Due to their unique underlying technology, cryptocurrency payments offer a wide range of advantages that give them the potential to disrupt traditional payment models:

  • Decentralization and Security: Most cryptocurrency payments do not rely on a central authority; transactions occur directly between participants. The cryptographic properties of the blockchain and the distributed ledger ensure transaction transparency and immutability, reducing the risk of fraud.
  • Cross-Border Transactions and Low Fees: Traditional international money transfers often involve high fees and lengthy processing times. Cryptocurrency payments enable near-instantaneous global fund transfers, typically at a cost far lower than traditional bank wire transfers—a benefit that is particularly evident for small-value cross-border payments.
  • Transaction Speed and Efficiency: Although transaction confirmation times vary across different blockchain networks, cryptocurrency payments can often offer faster transaction speeds compared to the settlement cycles of some traditional banking systems.
  • Financial Inclusion: For hundreds of millions of people worldwide who are unbanked or underserved by traditional banking systems, cryptocurrency provides a pathway to participate in the digital economy, requiring only a smartphone and an internet connection to make payments.
  • Innovation Potential: When combined with technologies such as smart contracts and DeFi (Decentralized Finance), cryptocurrency payments can spur the creation of more innovative business models and financial services, such as automated payments and reward mechanisms.

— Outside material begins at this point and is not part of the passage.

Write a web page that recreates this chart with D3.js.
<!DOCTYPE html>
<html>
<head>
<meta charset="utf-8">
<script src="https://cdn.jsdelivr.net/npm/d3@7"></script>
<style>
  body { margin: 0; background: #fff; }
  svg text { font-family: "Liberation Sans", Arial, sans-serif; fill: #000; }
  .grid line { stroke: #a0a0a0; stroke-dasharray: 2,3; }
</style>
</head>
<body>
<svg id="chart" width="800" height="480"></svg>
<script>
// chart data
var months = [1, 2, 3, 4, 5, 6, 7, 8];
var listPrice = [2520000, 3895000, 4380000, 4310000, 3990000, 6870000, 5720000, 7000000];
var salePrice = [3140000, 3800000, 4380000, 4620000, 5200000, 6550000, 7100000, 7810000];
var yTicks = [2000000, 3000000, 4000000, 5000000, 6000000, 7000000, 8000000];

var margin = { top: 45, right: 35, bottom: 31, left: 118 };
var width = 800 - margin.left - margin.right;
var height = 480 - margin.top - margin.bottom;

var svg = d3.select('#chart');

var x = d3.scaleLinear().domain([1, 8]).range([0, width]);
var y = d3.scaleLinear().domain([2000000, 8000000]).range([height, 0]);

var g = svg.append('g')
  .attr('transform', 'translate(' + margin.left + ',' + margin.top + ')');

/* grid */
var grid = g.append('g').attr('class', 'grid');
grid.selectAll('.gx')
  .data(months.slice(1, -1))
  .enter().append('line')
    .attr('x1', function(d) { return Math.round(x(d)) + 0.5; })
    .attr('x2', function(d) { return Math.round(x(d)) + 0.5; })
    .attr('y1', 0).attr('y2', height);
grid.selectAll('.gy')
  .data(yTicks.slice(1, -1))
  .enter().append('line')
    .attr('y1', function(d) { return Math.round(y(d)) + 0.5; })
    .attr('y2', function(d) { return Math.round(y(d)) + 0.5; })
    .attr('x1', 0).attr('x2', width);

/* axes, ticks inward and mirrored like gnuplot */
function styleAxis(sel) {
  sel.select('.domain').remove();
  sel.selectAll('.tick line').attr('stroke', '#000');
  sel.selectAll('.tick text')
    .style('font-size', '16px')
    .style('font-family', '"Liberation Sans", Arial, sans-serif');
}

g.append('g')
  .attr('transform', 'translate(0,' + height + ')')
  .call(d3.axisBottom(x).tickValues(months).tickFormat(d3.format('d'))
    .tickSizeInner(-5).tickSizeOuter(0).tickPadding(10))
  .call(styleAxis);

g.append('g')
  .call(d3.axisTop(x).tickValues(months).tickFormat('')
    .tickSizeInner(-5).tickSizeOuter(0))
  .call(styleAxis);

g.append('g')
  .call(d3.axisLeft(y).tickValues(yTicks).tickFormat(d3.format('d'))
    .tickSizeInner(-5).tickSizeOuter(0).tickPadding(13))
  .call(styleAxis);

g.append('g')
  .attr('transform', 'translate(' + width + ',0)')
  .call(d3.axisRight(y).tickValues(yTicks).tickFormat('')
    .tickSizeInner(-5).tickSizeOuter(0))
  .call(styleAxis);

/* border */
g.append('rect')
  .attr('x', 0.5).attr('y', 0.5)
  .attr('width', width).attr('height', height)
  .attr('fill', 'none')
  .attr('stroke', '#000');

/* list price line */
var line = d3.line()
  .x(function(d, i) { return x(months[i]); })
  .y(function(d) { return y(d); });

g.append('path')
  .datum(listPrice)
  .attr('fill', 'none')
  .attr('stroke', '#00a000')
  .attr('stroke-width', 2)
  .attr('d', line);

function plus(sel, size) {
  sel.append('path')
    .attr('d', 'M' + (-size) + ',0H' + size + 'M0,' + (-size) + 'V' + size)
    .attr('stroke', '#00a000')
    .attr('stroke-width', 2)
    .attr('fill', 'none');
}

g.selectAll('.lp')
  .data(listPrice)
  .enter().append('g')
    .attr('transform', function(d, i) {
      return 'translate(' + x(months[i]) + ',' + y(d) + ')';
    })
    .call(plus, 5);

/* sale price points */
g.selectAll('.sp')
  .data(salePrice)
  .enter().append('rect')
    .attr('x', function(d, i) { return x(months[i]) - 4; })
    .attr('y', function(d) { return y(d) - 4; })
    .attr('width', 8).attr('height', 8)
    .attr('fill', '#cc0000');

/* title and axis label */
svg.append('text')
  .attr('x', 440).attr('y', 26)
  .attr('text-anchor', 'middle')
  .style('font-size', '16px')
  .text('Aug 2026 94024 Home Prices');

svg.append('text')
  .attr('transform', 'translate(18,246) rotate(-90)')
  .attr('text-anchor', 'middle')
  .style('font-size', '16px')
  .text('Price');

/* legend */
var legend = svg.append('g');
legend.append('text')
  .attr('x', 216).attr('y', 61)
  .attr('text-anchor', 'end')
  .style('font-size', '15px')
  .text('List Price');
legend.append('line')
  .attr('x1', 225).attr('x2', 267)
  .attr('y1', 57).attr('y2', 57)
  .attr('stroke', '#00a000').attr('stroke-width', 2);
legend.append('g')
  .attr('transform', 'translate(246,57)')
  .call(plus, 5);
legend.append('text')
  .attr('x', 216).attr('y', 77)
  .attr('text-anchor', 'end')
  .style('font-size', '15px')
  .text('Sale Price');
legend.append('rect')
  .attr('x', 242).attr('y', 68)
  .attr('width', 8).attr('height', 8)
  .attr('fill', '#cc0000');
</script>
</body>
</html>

Challenges Facing Cryptocurrency Payments

Despite their immense potential, the widespread adoption of cryptocurrency payments still faces several significant challenges:

  • Price Volatility: The prices of most cryptocurrencies fluctuate wildly, exposing merchants and consumers to the risk of value uncertainty when accepting and using them. Stablecoins were introduced to mitigate this issue, but their market share and adoption are still growing.
  • Regulatory Uncertainty: Regulatory attitudes and policies toward cryptocurrencies vary widely across countries and continue to evolve. This uncertainty poses compliance risks and operational hurdles for businesses and users.
  • User Experience and Adoption: For non-technical users, setting up cryptocurrency wallets, managing private keys, and navigating the transaction process can be complex, hindering widespread adoption. At the same time, the number of merchants accepting cryptocurrency payments remains relatively limited.
  • Scalability Issues: Certain mainstream blockchain networks (such as the Bitcoin and Ethereum mainnets) face bottlenecks in transaction throughput, which can lead to higher transaction fees and longer confirmation times, especially during periods of network congestion. Layer 2 solutions are actively addressing this issue.
  • Environmental Impact: Certain cryptocurrencies that use the Proof-of-Work (PoW) mechanism (such as Bitcoin) consume large amounts of energy during the mining process, sparking environmental concerns.

The Future of Cryptocurrency Payments

Looking ahead, cryptocurrency payments are expected to make progress in the following areas and continue to influence global consumption patterns:

  • Technological Advancements: With the development of Layer 2 solutions (such as the Lightning Network and Rollups), more efficient consensus mechanisms (such as Proof-of-Stake, PoS), and interoperability protocols, the transaction speed, scalability, and user experience of cryptocurrency payments will be significantly enhanced.
  • Maturation of Regulatory Frameworks: As governments and international organizations deepen their understanding of cryptocurrencies, clearer and more unified regulatory frameworks are expected to gradually emerge, providing a more stable legal environment for cryptocurrency payments and promoting their compliant development.
  • Institutional and Corporate Adoption: An increasing number of traditional financial institutions, large enterprises, and payment service providers are beginning to explore and integrate cryptocurrency payment solutions, which will greatly accelerate their mainstream adoption.
  • Widespread Adoption of Stablecoins: As a bridge connecting traditional fiat currencies and the crypto world, stablecoins will see increasingly widespread use in everyday payments, effectively reducing volatility risks and enhancing the practicality of payments.
  • Potential Impact on the Global Consumption Landscape: As the aforementioned challenges are gradually overcome, cryptocurrency payments are expected to further reduce global transaction costs, enhance the efficiency of cross-border trade, provide new financial services to emerging markets and the unbanked, and even give rise to entirely new digital economy business models—thereby bringing about profound and lasting transformative changes to global consumption habits and the financial system.